Euzhan Palcy, the Martinican director of Sugar Cane Alley (Rue Cases-Nègres) and A Dry White Season (Une saison blanche et sèche), will receive an Honorary Oscar from the Academy of Motion Picture Arts and Sciences, commemorating her career at the 13th edition of the Governors Awards, on November 19, 2022

She will be the first Black woman director to receive this award. This year’s other honorees include composer Diane Warren, director Peter Weir and actor Michael J. Fox, who will receive the Jean Hersholt Humanitarian Award.  

Euzhan Palcy is a pioneering filmmaker who has led a revolutionary career of firsts, paving the way for a new era of cinema in which the voices and anger of women and Black communities are heard. She was awarded the Legion of Honor, France’s highest award.

Notably encouraged by François Truffaut, she shot her first feature film in 1983 at the age of 24, Sugar Cane Alley, about Africans working on a sugar cane plantation in 1930s Martinique. This film won a Venice Film Festival Award and a César Award, making her the first Black director and woman director to win these awards. Six years later, with A Dry White Season, which strongly denounced the racist regime in South Africa and particularly the actions of its police, she made history again by becoming the first Black woman to be produced by a major Hollywood studio. Marlon Brando was nominated for a Best Actor Academy Award for his role in this feature.  

After making this anti-apartheid film, the only one to have been shot during the years of Nelson Mandela’s imprisonment, the reaction of the South African regime was so vehement that her production company, MGM, had to hire bodyguards to protect her.   

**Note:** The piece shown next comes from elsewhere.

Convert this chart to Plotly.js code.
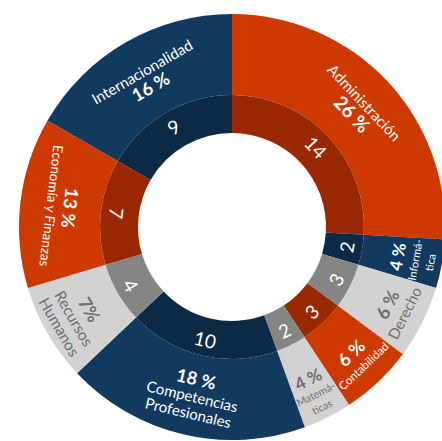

With A Dry White Season, her ambition was to create what she calls “cinema verité,” a method of cinematic storytelling that does not betray reality and led her to travel to Soweto under a false identity to investigate the riots and interview the victims—stories that have profoundly affected her. Her search for truth also led her to work with non-professional actors, whether they were sugar plantation workers in Sugar Cane Alley or people who had lived through apartheid in A Dry White Season.     

Also a documentary filmmaker, Palcy directed a trilogy about Aimé Césaire in 1994, Aimé Césaire: A Voice for History, a film that launched France’s National Tribute to Aimé Cesaire at the Pantheon.

In addition, her feature film Simeon (1992) was part of the Cannes Classics official selection in 2013 to celebrate Aimé Césaire’s centenary of birth. In 2006, her documentary on Antillean resistance fighters, Le Parcours de Dissidents, raised awareness that triggered the beginning of a national tribute by France to these forgotten heroes.

She is currently developing a new feature film project about Bessie Coleman, the first African American woman to receive a pilot’s license in 1921 from the Ecole des Frères Caudron, in Le Crotoy, France. This inspiring and pioneering figure tragically died in a plane crash in 1926 at the age of34. Working closely with Coleman’s family, Palcy made a seven-minute teaser using computer animation to represent the heroic moment “Queen Bess” earned her license, introducing this significant project that has been close to her heart for a long time.